According to the News Star, Carroll High School senior Claudetteia Love was going to boycott her prom after being informed that she wouldn’t be allowed to attend if she wore a tux.
In an interview, Love’s mother, Geraldine Jackson, said she spoke with Carroll High Principal Patrick Taylor about the school’s no tux rule for girls.
According to Jackson, Taylor told her that members of the faculty were concerned after hearing about her daughter’s choice of dress for the occasion.
“He said that the faculty that is working the prom told him they weren’t going to work the prom if (girls) were going to wear tuxes,” she said. “That’s his exact words. ‘Girls wear dresses and boys wear tuxes, and that’s the way it is.”
According to Taylor, the decision was based upon the dress code and had nothing to do with Love’s sexuality.
Alerted to the controversy, Monroe City School Board President Rodney McFarland said he has called a meeting with School Superintendent Brent Vidrine to take up Love’s case.
“As school board president, I don’t agree with Carroll banning her from her prom just because of what she wants to wear — that’s discrimination,” he said. “As far as I know there is no Monroe City School Board policy saying what someone has to wear to attend the prom. You can’t just go making up policies.”
Love, an honors student who will attend Jackson State University next year on a full academic scholarship, expressed her dismay at the controversy, saying that the school had previously held her up as a shining example to the student body.

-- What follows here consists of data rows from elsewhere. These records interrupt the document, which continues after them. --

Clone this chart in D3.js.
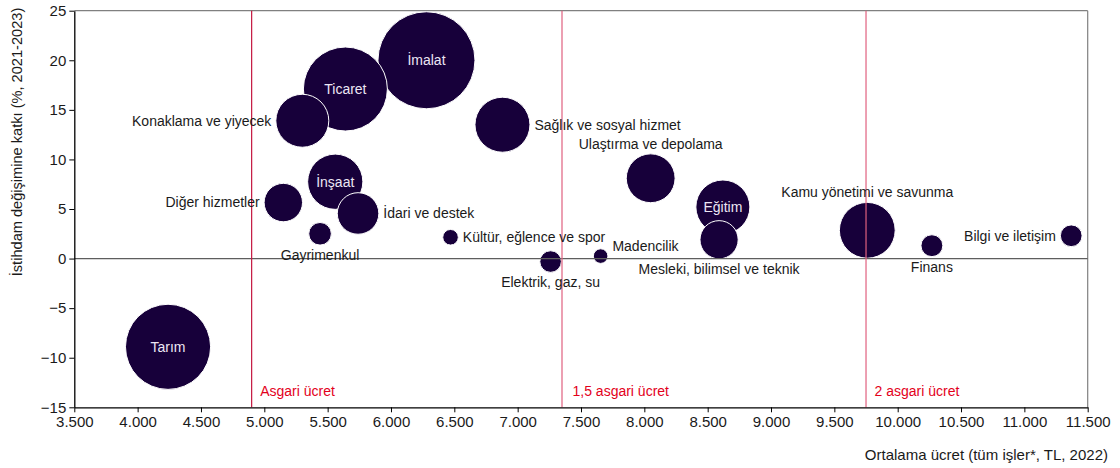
<!DOCTYPE html>
<html>
<head>
<meta charset="utf-8">
<script src="https://cdn.jsdelivr.net/npm/d3@7"></script>
<style>
  body { margin: 0; background: #fff; }
  text { font-family: "Liberation Sans", Arial, sans-serif; }
</style>
</head>
<body>
<script>
// sectors, average wage (TL, 2022), contribution to employment change (%, 2021-2023), employment (thousand)
var sectors = ["İmalat", "Ticaret", "Tarım", "Kamu yönetimi ve savunma", "İnşaat", "Sağlık ve sosyal hizmet",
    "Eğitim", "Konaklama ve yiyecek", "Ulaştırma ve depolama", "İdari ve destek", "Diğer hizmetler",
    "Mesleki, bilimsel ve teknik", "Gayrimenkul", "Finans", "Bilgi ve iletişim", "Elektrik, gaz, su",
    "Kültür, eğlence ve spor", "Madencilik"];
var wages = [6280, 5640, 4240, 9760, 5560, 6880, 8620, 5300, 8050, 5740, 5150, 8590, 5440, 10270, 11370, 7260, 6470, 7655];
var contrib = [20.0, 17.1, -8.9, 2.85, 7.75, 13.5, 5.2, 13.9, 8.1, 4.55, 5.65, 1.9, 2.5, 1.3, 2.3, -0.3, 2.15, 0.25];
var employment = [6000, 4500, 4620, 1985, 1945, 1930, 1860, 1790, 1520, 1100, 940, 930, 326, 305, 300, 297, 155, 136];

// where each name is written relative to its bubble
var labelPos = ["in", "in", "in", "above", "in", "right", "in", "left", "above", "right", "left",
    "below", "below", "below", "left", "below", "right", "rightup"];

var xTicks = d3.range(3500, 11501, 500);
var yTicks = d3.range(-15, 26, 5);

var wageLines = [4900, 7350, 9750];
var wageLineLabels = ["Asgari ücret", "1,5 asgari ücret", "2 asgari ücret"];

var W = 1120, H = 468;
var margin = {left: 74.3, top: 10.7, right: 1120 - 1087.7, bottom: 468 - 407.3};
var w = W - margin.left - margin.right,
    h = H - margin.top - margin.bottom;

var svg = d3.select("body").append("svg")
    .attr("width", W)
    .attr("height", H);

var g = svg.append("g")
    .attr("transform", "translate(" + margin.left + "," + margin.top + ")");

var x = d3.scaleLinear().domain([3500, 11500]).range([0, w]);
var y = d3.scaleLinear().domain([-15, 25]).range([h, 0]);
var r = d3.scaleSqrt().domain([0, 6000]).range([0, 48.5]);

var fmt = function (d) { return d3.format(",")(d).replace(/,/g, "."); };

// top and right frame
g.append("line").attr("x1", 0).attr("x2", w).attr("y1", 0).attr("y2", 0)
    .attr("stroke", "#808080").attr("stroke-width", 1.2);
g.append("line").attr("x1", w).attr("x2", w).attr("y1", 0).attr("y2", h)
    .attr("stroke", "#808080").attr("stroke-width", 1.2);

var data = sectors.map(function (s, i) {
    return {name: s, wage: wages[i], val: contrib[i], emp: employment[i], pos: labelPos[i]};
});

// bubbles, biggest first so small ones sit on top
g.selectAll("circle.bub")
    .data(data)
    .enter()
    .append("circle")
    .attr("class", "bub")
    .attr("cx", function (d) { return x(d.wage); })
    .attr("cy", function (d) { return y(d.val); })
    .attr("r", function (d) { return r(d.emp); })
    .attr("fill", "#17003a")
    .attr("stroke", "#ffffff")
    .attr("stroke-width", 1);

// zero line
g.append("line").attr("x1", 0).attr("x2", w).attr("y1", y(0)).attr("y2", y(0))
    .attr("stroke", "#5e5e5e").attr("stroke-width", 1.3);

// minimum wage lines
g.selectAll("line.wl")
    .data(wageLines)
    .enter()
    .append("line")
    .attr("class", "wl")
    .attr("x1", function (d) { return x(d); })
    .attr("x2", function (d) { return x(d); })
    .attr("y1", 0).attr("y2", h)
    .attr("stroke", function (d, i) { return i == 0 ? "#c4163f" : "#e0607f"; })
    .attr("stroke-width", 1.2);

g.selectAll("text.wl")
    .data(wageLines)
    .enter()
    .append("text")
    .attr("class", "wl")
    .attr("x", function (d, i) { return x(d) + (i == 1 ? 10.5 : 8.5); })
    .attr("y", 380)
    .attr("dy", "0.35em")
    .attr("fill", "#e3001b")
    .style("font-size", "14px")
    .text(function (d, i) { return wageLineLabels[i]; });

// bubble labels
g.selectAll("text.lab")
    .data(data)
    .enter()
    .append("text")
    .attr("class", "lab")
    .attr("x", function (d) {
        var cx = x(d.wage), rr = r(d.emp);
        if (d.pos == "left") return cx - rr - 4.5;
        if (d.pos == "right" || d.pos == "rightup") return cx + rr + 4.5;
        return cx;
    })
    .attr("y", function (d) {
        var cy = y(d.val), rr = r(d.emp);
        if (d.pos == "above") return cy - rr - 10;
        if (d.pos == "below") return cy + rr + 10;
        if (d.pos == "rightup") return cy - 10;
        return cy;
    })
    .attr("dy", "0.35em")
    .attr("text-anchor", function (d) {
        if (d.pos == "left") return "end";
        if (d.pos == "right" || d.pos == "rightup") return "start";
        return "middle";
    })
    .attr("fill", function (d) { return d.pos == "in" ? "#ece6f4" : "#1a1a1a"; })
    .style("font-size", "14px")
    .text(function (d) { return d.name; });

// axes
var xAxis = g.append("g")
    .attr("transform", "translate(0," + h + ")")
    .call(d3.axisBottom(x).tickValues(xTicks).tickFormat(fmt).tickSize(5).tickSizeOuter(0));
var yAxis = g.append("g")
    .call(d3.axisLeft(y).tickValues(yTicks).tickSize(5).tickSizeOuter(0));

[xAxis, yAxis].forEach(function (a) {
    a.select(".domain").attr("stroke", "#000").attr("stroke-width", 1.3);
    a.selectAll(".tick line").attr("stroke", "#000");
    a.selectAll(".tick text")
        .attr("fill", "#1a1a1a")
        .style("font-size", "15px")
        .style("font-family", "'Liberation Sans', Arial, sans-serif");
});
xAxis.selectAll(".tick text").attr("y", 9);
yAxis.selectAll(".tick text").attr("x", -8);

// axis titles
svg.append("text")
    .attr("x", 1108)
    .attr("y", 455)
    .attr("dy", "0.35em")
    .attr("text-anchor", "end")
    .attr("fill", "#1a1a1a")
    .style("font-size", "15px")
    .text("Ortalama ücret (tüm işler*, TL, 2022)");

svg.append("text")
    .attr("transform", "translate(17,142) rotate(-90)")
    .attr("text-anchor", "middle")
    .attr("dy", "0.35em")
    .attr("fill", "#1a1a1a")
    .style("font-size", "14.6px")
    .text("İstihdam değişimine katkı (%, 2021-2023)");
</script>
</body>
</html>
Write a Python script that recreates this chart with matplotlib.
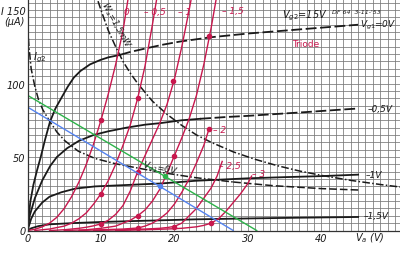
import matplotlib
matplotlib.use('Agg')
import matplotlib.pyplot as plt
import numpy as np

# ---------------- data ----------------
# pentode anode-current curves, Vg2 = 15 V  (Va in V, Ia in uA)
p0_va_solid = [0, 0.15, 0.4, 0.8, 1.3, 1.8, 2.4, 3.06, 3.8, 4.7, 5.5, 6.3, 7.2, 8.5, 9.9, 11, 12.6]
p0_ia_solid = [0, 9, 20, 31, 41, 50, 62, 74, 83, 91, 98, 104, 108.5, 113, 116, 117.8, 119.5]
p0_va_dash = [12.6, 14, 16.2, 18.5, 20.7, 25, 30, 35, 40, 45]
p0_ia_dash = [119.5, 121.5, 124, 126.5, 128.5, 131.5, 134, 136, 138, 140]

p05_va_solid = [0, 0.3, 1, 2, 3.1, 4, 5.4, 7, 9, 11, 13.5, 16, 18, 21, 23.5]
p05_ia_solid = [0, 10, 22, 34, 44, 50, 56, 61, 65, 67.5, 70, 72, 73, 75, 76]
p05_va_dash = [23.5, 27, 30, 34, 38, 42, 45]
p05_ia_dash = [76, 77.2, 78, 79.3, 80.6, 82, 83]

p1_va = [0, 0.5, 1, 2, 3, 4.6, 6.5, 9.2, 13.7, 18.2, 22.8, 30, 35, 40, 45]
p1_ia = [0, 8, 13, 19, 23, 26, 28.5, 30, 31, 32, 33.8, 35.5, 36.3, 37, 38]

p15_va = [0, 0.5, 1.5, 3, 6, 10, 15, 23, 30, 37, 45]
p15_ia = [0, 1.5, 3, 4.2, 5, 5.8, 6.5, 7.6, 8.2, 8.7, 9.2]

# screen current Ig2 (Vg1 = 0 V)
ig2_va = [0, 0.2, 0.5, 1, 1.5, 2.1, 3.06, 4, 5.1, 6.9, 9.2, 11.9, 15, 18.2, 22.8, 28]
ig2_ia = [140, 125, 110, 98, 89, 82, 74, 67, 61, 54, 49, 45.5, 42.5, 39.5, 36, 33]
ig2_va_dash = [28, 33.4, 40, 45.3]
ig2_ia_dash = [33, 30.5, 28.5, 27.5]

# anode dissipation limit Wa = 1.5 mW
wa_va = [9.6, 10, 11, 12, 13, 14, 15, 17, 19, 21, 23, 25, 28, 31, 34, 37, 40, 44, 48, 50.7]
wa_ia = [156, 150, 136, 125, 115, 107, 100, 88, 79, 71.5, 65, 60, 53.5, 48.4, 44.1, 40.5, 37.5, 34.1, 31.3, 29.6]

# triode curves (red), grid voltages
tri_labels = ['0', '\u2013 0,5', '\u2013 1', '\u2013 1,5', '\u2013 2', '\u2013 2,5', '\u2013 3']
tri_va = [
    [0, 1, 2, 3, 4, 5, 6, 7, 8, 9, 10, 11, 12, 13, 13.7],
    [1, 3, 5, 6, 7, 8, 9, 10, 11, 12, 13, 14, 15, 16, 17, 17.6],
    [3, 5, 7, 8, 9, 10, 11, 12, 13, 14, 15, 16, 17, 18, 19, 20, 21, 22, 22.3],
    [5, 8, 10, 12, 13, 14, 15, 16, 17, 18, 19, 20, 21, 22, 23, 24, 25, 25.7],
    [7, 10, 13, 15, 16, 17, 18, 19, 20, 21, 22, 23, 24, 24.7],
    [9, 13, 16, 18, 19, 20, 21, 22, 23, 24, 25, 25.8, 26.5],
    [12, 16, 19, 21, 23, 24, 25, 26, 27, 28, 29, 30, 30.5],
]
tri_ia = [
    [0, 0.8, 2.5, 5, 9, 15, 23, 33, 45, 59, 75, 93, 113, 136, 158],
    [0, 1, 3, 5, 8, 12, 18, 25, 34, 45, 58, 72, 90, 112, 140, 158],
    [0, 0.5, 1.5, 2.2, 3.2, 4.5, 7, 11, 17, 27, 40, 51, 62, 73, 86, 103, 125, 150, 158],
    [0, 0.5, 1.5, 3, 5, 7, 10, 14, 20, 28, 39, 51, 63, 76, 92, 113, 138, 158],
    [0, 0.5, 1, 1.7, 3, 5, 8, 12, 18, 26, 35, 46, 58, 69],
    [0, 0.5, 1, 1.5, 2, 2.8, 5, 10, 15, 22, 29, 37, 47],
    [0, 0.5, 1, 1.5, 2.5, 3.5, 5, 8, 13, 19, 25, 32, 37],
]
tri_mark_va = [10, 10, 10, 15, 15, 15, 15, 19.8, 20, 20, 24.7, 24.7, 25]
tri_mark_ia = [75, 25, 4.5, 90, 40, 10, 1.7, 102, 51, 2.4, 132, 69, 5]

# load lines
blue_va = [0, 28]
blue_ia = [84, 0]
blue_pt = (18, 30)
green_va = [0, 31.2]
green_ia = [92, 0]
green_pt = (18.7, 37)

# ---------------- drawing ----------------
RED = '#c8184e'
BLUE = '#5584f0'
GREEN = '#2db34a'
INK = '#1a1a1a'

fig = plt.figure(figsize=(4.0, 2.55), dpi=100)
ax = fig.add_axes([27.5 / 400, (255 - 231.5) / 255, 1 - 27.5 / 400, 231.5 / 255])
ax.set_xlim(0, 50.7)
ax.set_ylim(0, 157.5)

ax.set_xticks([0, 10, 20, 30, 40])
ax.set_xticks(np.arange(0, 51, 1), minor=True)
ax.set_yticks([0, 50, 100, 150])
ax.set_yticks(np.arange(0, 158, 5), minor=True)
ax.set_xticklabels(['0', '10', '20', '30', '40'])
ax.set_yticklabels(['0', '50', '100', 'I 150'])
ax.tick_params(which='both', length=0)
ax.tick_params(axis='x', pad=1.5, labelsize=7, labelcolor=INK)
ax.tick_params(axis='y', pad=1.5, labelsize=7, labelcolor=INK)
for lab in ax.get_xticklabels() + ax.get_yticklabels():
    lab.set_fontstyle('italic')
ax.grid(which='both', color='#777777', lw=0.55)
ax.set_axisbelow(True)
for s in ['top', 'right']:
    ax.spines[s].set_visible(False)
for s in ['left', 'bottom']:
    ax.spines[s].set_color('#333333')
    ax.spines[s].set_linewidth(0.9)

# black pentode curves
ax.plot(p0_va_solid, p0_ia_solid, color=INK, lw=1.3)
ax.plot(p0_va_dash, p0_ia_dash, color=INK, lw=1.3, dashes=(6, 2))
ax.plot(p05_va_solid, p05_ia_solid, color=INK, lw=1.3)
ax.plot(p05_va_dash, p05_ia_dash, color=INK, lw=1.3, dashes=(6, 2))
ax.plot(p1_va, p1_ia, color=INK, lw=1.3)
ax.plot(p15_va, p15_ia, color=INK, lw=1.3)
ax.plot(ig2_va, ig2_ia, color=INK, lw=1.1, dashes=(5, 1.5, 1, 1.5))
ax.plot(ig2_va_dash, ig2_ia_dash, color=INK, lw=1.1, dashes=(5, 2))
ax.plot(wa_va, wa_ia, color=INK, lw=1.1, dashes=(5, 1.5, 1, 1.5))

# triode curves
for va, ia in zip(tri_va, tri_ia):
    ax.plot(va, ia, color=RED, lw=1.0)
ax.plot(tri_mark_va, tri_mark_ia, 'o', color=RED, ms=3, mec=RED)

# load lines
ax.plot(blue_va, blue_ia, color=BLUE, lw=1.0)
ax.plot(*blue_pt, 'o', color=BLUE, ms=3)
ax.plot(green_va, green_ia, color=GREEN, lw=1.0)
ax.plot(*green_pt, 'o', color=GREEN, ms=3)

# texts
it = dict(fontstyle='italic', color=INK)
ax.text(-0.4, 142.5, '(\u00b5A)', ha='right', va='center', fontsize=7, clip_on=False, **it)
ax.text(44.6, -4.6, '$V_a$ (V)', ha='left', va='center', fontsize=7, clip_on=False, **it)
ax.text(0.8, 118, '$I_{g2}$', ha='left', va='center', fontsize=7.5, **it)
ax.text(12.0, 140, '$W_a$=1,5mW', ha='center', va='center', fontsize=6, rotation=-61, **it)
ax.text(15.5, 42, '$V_{g1}$=0V', ha='left', va='center', fontsize=6.5, rotation=-12, **it)
ax.text(34.6, 147, '$V_{g2}$=15V', ha='left', va='center', fontsize=7, **it)
ax.text(41.4, 149, "DF 64  3-11-'53", ha='left', va='center', fontsize=4.5, **it)
ax.text(36.0, 127.5, 'Triode', ha='left', va='center', fontsize=6.5, color=RED)

ax.text(45.3, 140, '$V_{g1}$=0V', ha='left', va='center', fontsize=6.5, **it)
ax.text(46.3, 83, '\u20130,5V', ha='left', va='center', fontsize=6.5, **it)
ax.text(46.0, 38, '\u20131V', ha='left', va='center', fontsize=6.5, **it)
ax.text(45.8, 10.5, '\u20131,5V', ha='left', va='center', fontsize=6.5, **it)

tri_lab_pos = [(13.1, 149), (15.9, 149), (20.5, 149), (26.5, 150), (25.2, 69), (26.0, 44), (30.5, 39)]
for (x, y), t in zip(tri_lab_pos, tri_labels):
    ax.text(x, y, t, ha='left', va='center', fontsize=6.5, color=RED, fontstyle='italic')

fig.savefig('out.png', dpi=100)
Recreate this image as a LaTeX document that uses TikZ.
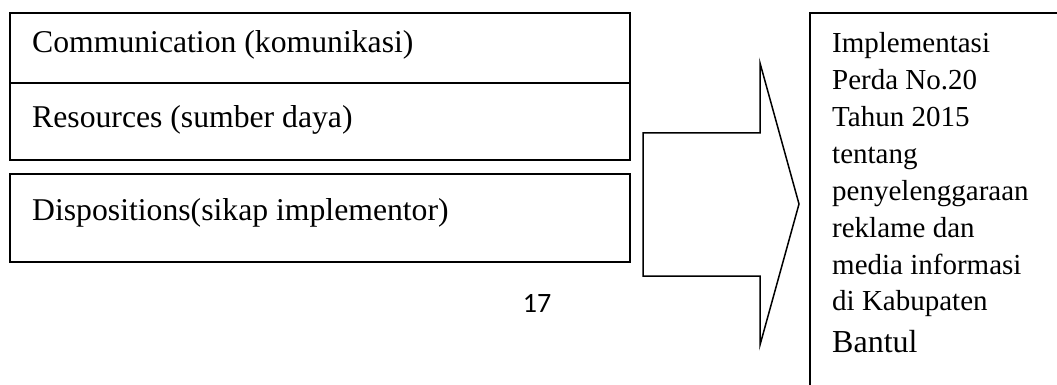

“There are other girls in lower grades than me, and I want for them when they come up to not to have to feel like they aren’t accepted,” Love said. “I don’t want them to feel like they are less of a person because people don’t accept them. There are people in the world that won’t accept you but they don’t have to be so judgmental and make you feel like you’re less of a person and that you shouldn’t express yourself.”